Una vicenda che lui stesso ha raccontato più volte nei suoi libri come sul blog contromaelstrom, descrivendo come un giovane della Garbatella fosse passato dal lavoro in un cantiere edile a quello di ferroviere, dall’attività sindacale nella Cgil a quella nel Partito socialista di unità proletaria (Psiup), attraversando il Sessantotto studentesco e operaio, fino all’incontro, avvenuto davanti ai cancelli delle fabbriche di Pomezia, con Potere Operaio.

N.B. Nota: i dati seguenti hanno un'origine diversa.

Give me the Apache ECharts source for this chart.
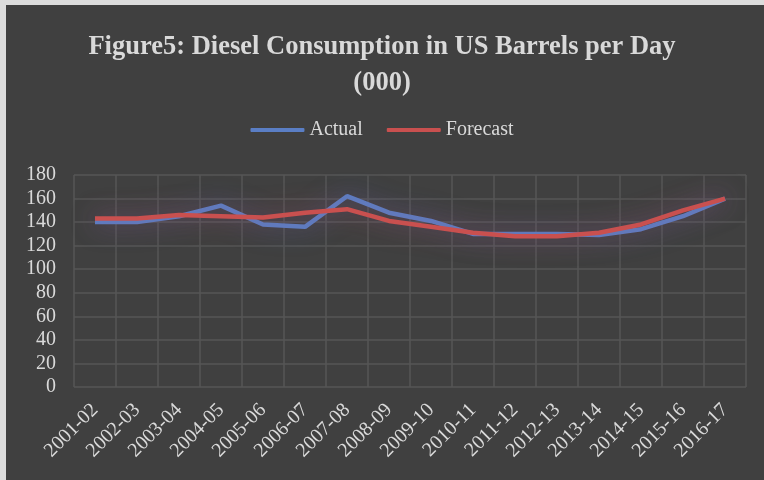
<!DOCTYPE html>
<html>
<head>
<meta charset="utf-8">
<script src="https://cdn.jsdelivr.net/npm/echarts@6/dist/echarts.min.js"></script>
<style>
  html, body { margin: 0; padding: 0; background: #ffffff; }
  #chart { width: 764px; height: 480px; }
</style>
</head>
<body>
<div id="chart"></div>
<script>
// Diesel consumption, US barrels per day (thousands)
const years = ['2001-02','2002-03','2003-04','2004-05','2005-06','2006-07','2007-08','2008-09',
               '2009-10','2010-11','2011-12','2012-13','2013-14','2014-15','2015-16','2016-17'];
const actual   = [140, 140, 145, 154, 138, 136, 162, 148, 141, 130, 130, 130, 129, 134, 145, 160];
const forecast = [143, 143, 146, 145, 144, 148, 151, 141, 136, 131, 128, 128, 131, 138, 150, 160];
const yTicks = { min: 0, max: 180, interval: 20 };

const textColor = '#d9d9d9';
const serif = '"Liberation Serif", "Times New Roman", serif';

const chart = echarts.init(document.getElementById('chart'));
chart.setOption({
  backgroundColor: '#404040',
  animation: false,
  graphic: [
    { type: 'rect', left: 0, top: 0, shape: { width: 6, height: 480 }, style: { fill: '#dcdcdc' } },
    { type: 'rect', left: 0, top: 0, shape: { width: 764, height: 5 }, style: { fill: '#dcdcdc' } }
  ],
  title: {
    text: 'Figure5: Diesel Consumption in US Barrels per Day\n(000)',
    left: 'center',
    top: 24,
    textStyle: { fontFamily: serif, fontWeight: 'bold', fontSize: 26.5, lineHeight: 36, color: textColor }
  },
  legend: {
    top: 115,
    left: 'center',
    icon: 'roundRect',
    itemWidth: 54,
    itemHeight: 4,
    itemGap: 24,
    textStyle: { fontFamily: serif, fontSize: 20, color: textColor, padding: [0, 0, 0, 0] },
    data: ['Actual', 'Forecast']
  },
  grid: { left: 74, right: 18, top: 175, bottom: 93 },
  xAxis: {
    type: 'category',
    data: years,
    boundaryGap: true,
    axisLine: { show: false },
    axisTick: { show: false },
    splitLine: { show: true, lineStyle: { color: '#565656', width: 1.5 } },
    axisLabel: { rotate: 45, fontFamily: serif, fontSize: 20, color: textColor, margin: 20, interval: 0 }
  },
  yAxis: {
    type: 'value',
    min: yTicks.min,
    max: yTicks.max,
    interval: yTicks.interval,
    axisLine: { show: false },
    axisTick: { show: false },
    splitLine: { show: true, lineStyle: { color: '#565656', width: 1.5 } },
    axisLabel: { fontFamily: serif, fontSize: 20, color: textColor, margin: 18 }
  },
  series: [
    {
      name: 'Actual',
      type: 'line',
      data: actual,
      symbol: 'none',
      color: '#5a7ec5',
      lineStyle: { width: 4.5, color: '#5a7ec5', shadowBlur: 24, shadowColor: 'rgba(70,110,200,0.6)' }
    },
    {
      name: 'Forecast',
      type: 'line',
      data: forecast,
      symbol: 'none',
      color: '#c9504f',
      lineStyle: { width: 4.5, color: '#c9504f', shadowBlur: 24, shadowColor: 'rgba(200,70,80,0.55)' }
    }
  ]
});
</script>
</body>
</html>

A questo aveva fatto seguito, dopo il 1971, la partecipazione alla nascita del Cub dei ferrovieri di Roma, in Via dei Volsci, nel quartiere di San Lorenzo, che diventerà l’epicentro di altre realtà auto-organizzate, come l’assemblea lavoratori/lavoratrici del Policlinico e il Comitato politico Enel, strutture da cui avrebbe preso forma l’Autonomia Operaia romana.

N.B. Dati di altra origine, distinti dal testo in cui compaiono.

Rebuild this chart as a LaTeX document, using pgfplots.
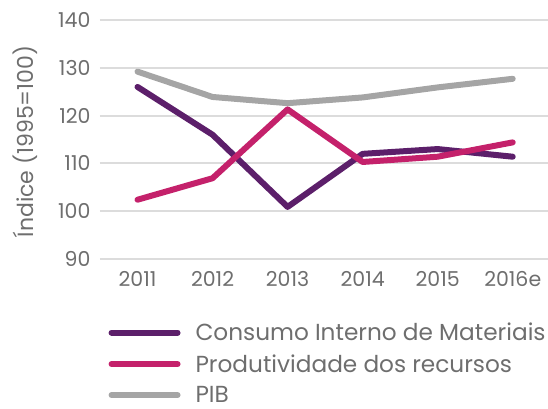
\documentclass[border=0pt]{standalone}
\usepackage{pgfplots}
\pgfplotsset{compat=1.18}
\usepackage{fontspec}
\setmainfont{Poppins}
\definecolor{cpurple}{HTML}{5C1F6A}
\definecolor{cmagenta}{HTML}{C4216B}
\definecolor{cgray}{HTML}{A5A5A5}
\definecolor{ctext}{HTML}{6E6E6E}
\definecolor{cgrid}{HTML}{DCDCDC}
\begin{document}
\begin{tikzpicture}
\useasboundingbox (-100bp,-150bp) rectangle (448bp,259bp);
\begin{axis}[
  at={(0,0)}, anchor=south west,
  scale only axis, width=448bp, height=239bp,
  xmin=-0.5, xmax=5.47, ymin=90, ymax=140,
  axis line style={draw=none},
  xtick={0,1,2,3,4,5},
  xticklabels={2011,2012,2013,2014,2015,2016e},
  ytick={90,100,110,120,130,140},
  major tick length=0pt,
  ymajorgrids, grid style={cgrid, line width=2bp},
  /pgf/number format/assume math mode=true,
  tick label style={font=\fontsize{20.5bp}{24bp}\selectfont, text=ctext},
  xticklabel style={yshift=-9bp},
  yticklabel style={xshift=-6bp},
  ylabel={Índice (1995=100)},
  ylabel style={font=\fontsize{22bp}{26bp}\selectfont, text=ctext,
    at={(axis description cs:-0.167,0.492)}, anchor=center},
  legend style={at={(rel axis cs:0.012,-0.25)}, anchor=north west, draw=none, fill=none,
    font=\fontsize{23.2bp}{27bp}\selectfont, text=ctext, row sep=8.5bp,
    legend cell align=left, column sep=15bp, nodes={inner xsep=0bp}},
  legend image code/.code={\draw[#1, line width=6bp, line cap=round] (0bp,0bp) -- (66bp,0bp);},
  every axis plot/.append style={line width=6bp, line join=round, line cap=round},
]
\addplot[cpurple] coordinates {(0,126.0) (1,116.0) (2,100.9) (3,112.0) (4,113.0) (5,111.4)};
\addlegendentry{Consumo Interno de Materiais}
\addplot[cmagenta] coordinates {(0,102.4) (1,106.9) (2,121.3) (3,110.3) (4,111.4) (5,114.4)};
\addlegendentry{Produtividade dos recursos}
\addplot[cgray] coordinates {(0,129.2) (1,123.9) (2,122.6) (3,123.8) (4,125.9) (5,127.7)};
\addlegendentry{PIB}
\end{axis}
\end{tikzpicture}
\end{document}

Dopo il ’77, Salvatore Ricciardi avrebbe scelto di entrare a far parte della colonna romana delle Brigate Rosse: arrestato nel maggio del 1980 e condannato all’ergastolo per il «caso Moro», otterrà la completa libertà nel dicembre 2010. Di sé, negli ultimi anni aveva scritto: «Dopo una vita di galera sono tornato nelle strade, davanti ai posti di lavoro, nelle occupazioni di case e di scuole, nelle sedi di collettivi e di radio, nelle assemblee di movimento. Oltre raccontare lo scontro di ieri, provo – insieme a altre e altri – a ragionare e a attivarmi nello scontro di oggi».